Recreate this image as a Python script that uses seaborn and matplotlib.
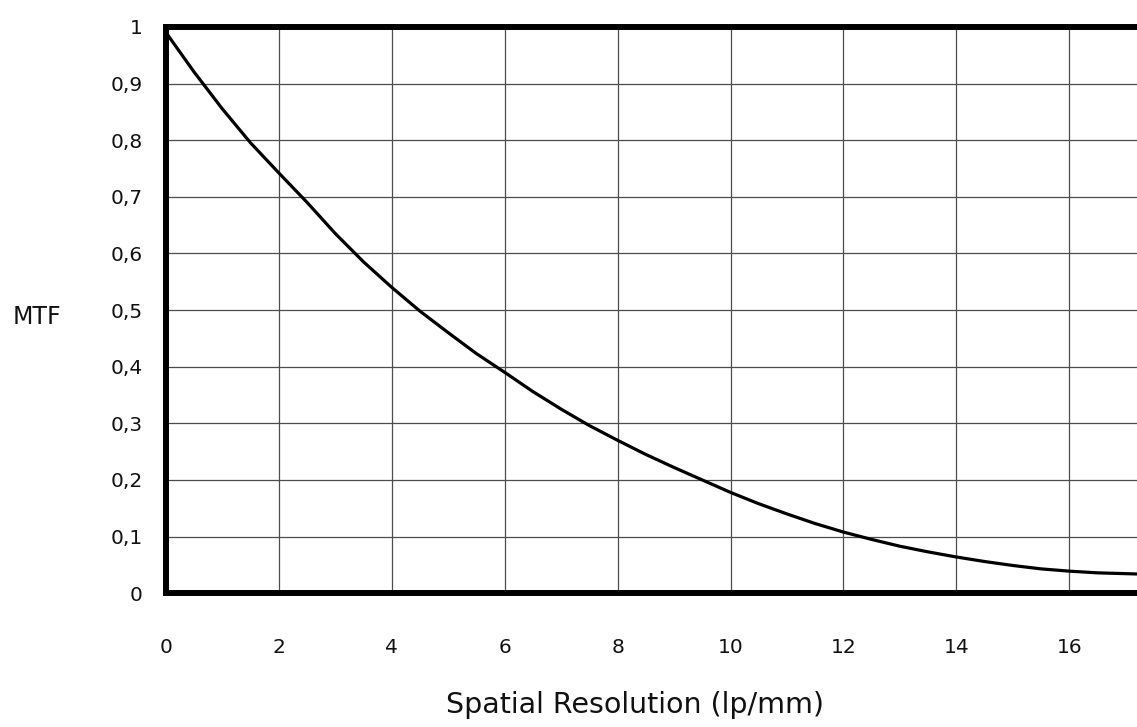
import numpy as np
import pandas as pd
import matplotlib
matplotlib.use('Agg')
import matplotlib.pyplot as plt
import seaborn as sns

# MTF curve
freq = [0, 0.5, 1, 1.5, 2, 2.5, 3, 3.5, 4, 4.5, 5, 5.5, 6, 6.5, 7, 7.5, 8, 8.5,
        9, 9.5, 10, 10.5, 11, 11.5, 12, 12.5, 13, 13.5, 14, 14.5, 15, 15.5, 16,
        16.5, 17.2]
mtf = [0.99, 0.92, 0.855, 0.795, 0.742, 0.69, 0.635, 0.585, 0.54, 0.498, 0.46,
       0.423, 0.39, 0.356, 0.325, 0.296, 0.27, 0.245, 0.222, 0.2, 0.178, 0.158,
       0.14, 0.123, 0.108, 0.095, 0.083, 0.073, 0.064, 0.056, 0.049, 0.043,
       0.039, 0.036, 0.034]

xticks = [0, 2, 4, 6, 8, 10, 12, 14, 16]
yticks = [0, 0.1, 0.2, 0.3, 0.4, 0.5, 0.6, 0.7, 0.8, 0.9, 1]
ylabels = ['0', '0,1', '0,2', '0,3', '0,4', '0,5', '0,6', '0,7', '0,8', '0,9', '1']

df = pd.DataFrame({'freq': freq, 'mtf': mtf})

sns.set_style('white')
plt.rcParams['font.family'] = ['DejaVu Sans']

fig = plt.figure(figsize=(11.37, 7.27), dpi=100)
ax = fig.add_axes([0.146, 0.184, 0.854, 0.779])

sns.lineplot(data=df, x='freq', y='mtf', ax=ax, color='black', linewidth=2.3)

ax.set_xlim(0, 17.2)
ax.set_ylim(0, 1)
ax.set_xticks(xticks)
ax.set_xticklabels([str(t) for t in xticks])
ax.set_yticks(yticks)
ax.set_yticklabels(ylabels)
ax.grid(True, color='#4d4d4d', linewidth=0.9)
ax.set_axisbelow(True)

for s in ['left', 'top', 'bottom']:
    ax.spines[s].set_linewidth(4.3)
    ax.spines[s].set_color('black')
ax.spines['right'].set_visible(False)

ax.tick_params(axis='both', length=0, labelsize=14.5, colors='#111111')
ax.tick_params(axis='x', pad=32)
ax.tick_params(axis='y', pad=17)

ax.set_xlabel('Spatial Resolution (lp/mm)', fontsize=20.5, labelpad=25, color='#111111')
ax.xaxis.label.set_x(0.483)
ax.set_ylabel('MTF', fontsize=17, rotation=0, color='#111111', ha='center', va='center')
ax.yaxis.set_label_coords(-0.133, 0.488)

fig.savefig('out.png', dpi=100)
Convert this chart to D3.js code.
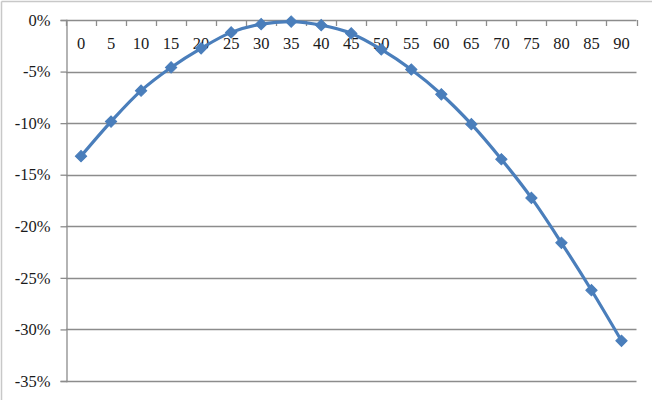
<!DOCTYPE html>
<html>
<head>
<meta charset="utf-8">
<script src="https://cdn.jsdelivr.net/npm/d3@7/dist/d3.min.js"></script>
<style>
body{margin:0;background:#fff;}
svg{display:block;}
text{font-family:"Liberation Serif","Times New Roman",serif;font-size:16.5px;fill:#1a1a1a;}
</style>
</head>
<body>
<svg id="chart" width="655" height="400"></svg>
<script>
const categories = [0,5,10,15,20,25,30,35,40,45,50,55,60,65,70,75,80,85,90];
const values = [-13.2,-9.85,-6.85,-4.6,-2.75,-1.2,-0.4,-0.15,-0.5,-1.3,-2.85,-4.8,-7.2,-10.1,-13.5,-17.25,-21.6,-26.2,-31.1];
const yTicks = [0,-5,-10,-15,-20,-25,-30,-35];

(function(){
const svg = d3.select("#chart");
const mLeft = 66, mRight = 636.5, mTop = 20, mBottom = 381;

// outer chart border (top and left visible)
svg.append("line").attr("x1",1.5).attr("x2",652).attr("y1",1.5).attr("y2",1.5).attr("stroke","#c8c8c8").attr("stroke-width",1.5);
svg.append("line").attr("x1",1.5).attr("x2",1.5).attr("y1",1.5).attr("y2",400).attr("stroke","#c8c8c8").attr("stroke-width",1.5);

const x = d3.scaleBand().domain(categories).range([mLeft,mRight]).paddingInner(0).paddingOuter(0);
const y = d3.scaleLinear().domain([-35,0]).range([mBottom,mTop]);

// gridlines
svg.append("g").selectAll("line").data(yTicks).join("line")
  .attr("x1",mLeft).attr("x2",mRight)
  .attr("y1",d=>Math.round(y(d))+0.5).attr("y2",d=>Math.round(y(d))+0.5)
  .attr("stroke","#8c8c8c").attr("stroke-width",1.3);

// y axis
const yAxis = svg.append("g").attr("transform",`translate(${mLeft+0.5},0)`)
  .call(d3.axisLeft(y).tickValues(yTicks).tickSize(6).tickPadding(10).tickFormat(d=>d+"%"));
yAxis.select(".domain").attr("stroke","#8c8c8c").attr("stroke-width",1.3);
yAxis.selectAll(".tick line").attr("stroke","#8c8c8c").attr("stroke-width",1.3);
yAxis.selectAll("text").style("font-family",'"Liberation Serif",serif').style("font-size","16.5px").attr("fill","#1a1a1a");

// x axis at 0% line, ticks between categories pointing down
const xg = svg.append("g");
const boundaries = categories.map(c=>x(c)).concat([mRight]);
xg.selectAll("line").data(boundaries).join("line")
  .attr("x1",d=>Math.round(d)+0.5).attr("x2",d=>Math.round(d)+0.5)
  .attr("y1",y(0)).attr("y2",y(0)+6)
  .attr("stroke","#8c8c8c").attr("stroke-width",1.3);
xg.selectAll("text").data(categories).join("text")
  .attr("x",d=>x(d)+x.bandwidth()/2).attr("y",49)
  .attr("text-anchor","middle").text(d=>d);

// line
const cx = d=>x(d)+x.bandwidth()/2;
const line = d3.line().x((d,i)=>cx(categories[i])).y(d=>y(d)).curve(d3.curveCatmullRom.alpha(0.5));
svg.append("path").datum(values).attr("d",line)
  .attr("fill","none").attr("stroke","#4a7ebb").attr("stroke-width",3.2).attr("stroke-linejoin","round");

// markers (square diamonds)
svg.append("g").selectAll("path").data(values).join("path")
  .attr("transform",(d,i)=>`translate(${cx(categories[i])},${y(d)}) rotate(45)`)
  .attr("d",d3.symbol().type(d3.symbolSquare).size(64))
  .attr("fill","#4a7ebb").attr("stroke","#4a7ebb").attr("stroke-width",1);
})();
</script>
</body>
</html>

####################

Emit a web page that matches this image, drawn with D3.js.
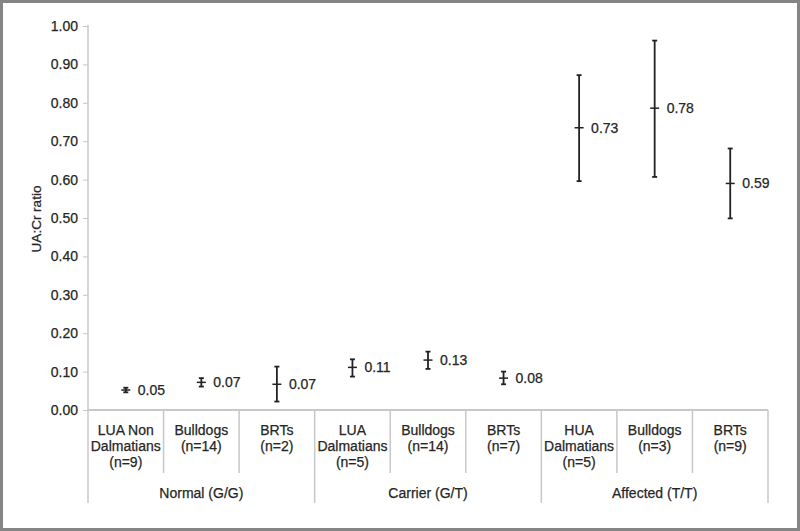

####################

• [YOUR INSTRUCTIONS]:
From the records above, copy only the lines running from the line holding "Recreate this image" through the line holding "import seaborn as sns", with no pictures.

• [REPLY]:
Recreate this image as a Python script that uses seaborn and matplotlib.
import numpy as np
import pandas as pd
import matplotlib
matplotlib.use('Agg')
import matplotlib.pyplot as plt
import seaborn as sns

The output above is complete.